Giubileo della comunicazione: Ferrando (Avvenire), “serve prossimità per provare bucare la bolla dell’indifferenza”

“La parole d’ordine è prossimità, l’arma con cui provare bucare la bolla dell’indifferenza. Il farci più vicini è la nostra arma in più”. Lo ha affermato questa mattina Marco Ferrando, vicedirettore di Avvenire e direttore delle testate del master in Giornalismo dell’Università di Torino, intervenendo alla seconda giornata del convegno “2025: A.I. confini della comunicazione” organizzato a Roma dall’Ufficio nazionale per le Comunicazioni sociali della Cei in occasione della festa di san Francesco di Sales e del Giubileo del mondo della comunicazione.

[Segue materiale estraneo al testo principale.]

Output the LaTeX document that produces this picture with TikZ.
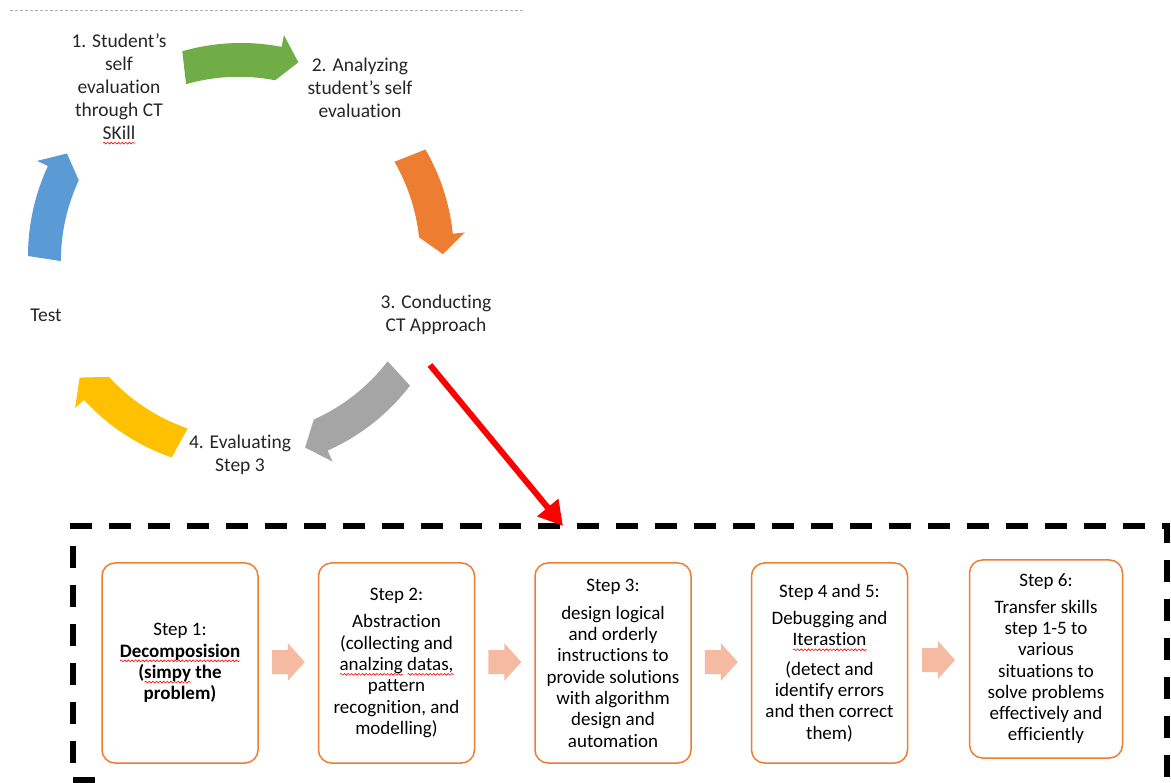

Parlando di “Meno prodotti, più processi”, il giornalista ha osservato che “c’è una sostanziale insoddisfazione sia per gli utenti sia per gli operatori dell’informazione. Così come cala la fiducia nelle notizie”. “C’è – ha spiegato – una fuga dalle notizie, un dato che aumenta progressivamente e oggi interessa il 36% degli italiani che scappano dalle notizie”. Rispetto all’avvento dell’intelligenza artificiale, Ferrando ha evidenziato che le ricerche dicono che “il pubblico è consapevole della sua esistenza ed è allertato sui rischi. E si sente più a suo agio se le notizie vengono mediate da un giornalista umano”. Un aspetto significato relativo all’AI è quello che “si deve distinguere l’attività giornalista da quella di creazione di contenuti. Possono integrarsi, ma rimangono distinte”. Tra i “segnali di luce” citati relativi al mondo dell’editoria e del giornalismo anche le “nuove testate che si stanno facendo spazio”. Per gli utenti, “il principale bisogno insoddisfatto riguarda la voglia di capire, di sapere”: un bisogno che va intercettato e a cui rispondere con la “selezione delle notizie, più qualità e meno quantità”. Serve “fidelizzare il pubblico su alcuni ‘piatti forti’ come le notizie locali, quelle che riguardano le comunità dove abitiamo”, l’indicazione di Ferrando che poi, relativamente ai podcast, ha ammonito: “Non spaiamo nel mucchio, non facciamoli su qualunque cosa. Ce ne sono già tanti, come tanti sono i contenuti video e multimediali”; per cui “serve la capacità di selezionare”. Il giornalista si è poi soffermato su alcune parole che devono caratterizzare la professione: ascolto, relazione, senso, servizio, partecipazione, comunità, felicità, speranza. “Abbiamo il piccolo grande vantaggio di sapere cosa dire e a chi, la distanza verso il nostro pubblico è minore”, ha osservato, invitando i giornalisti alla prossimità.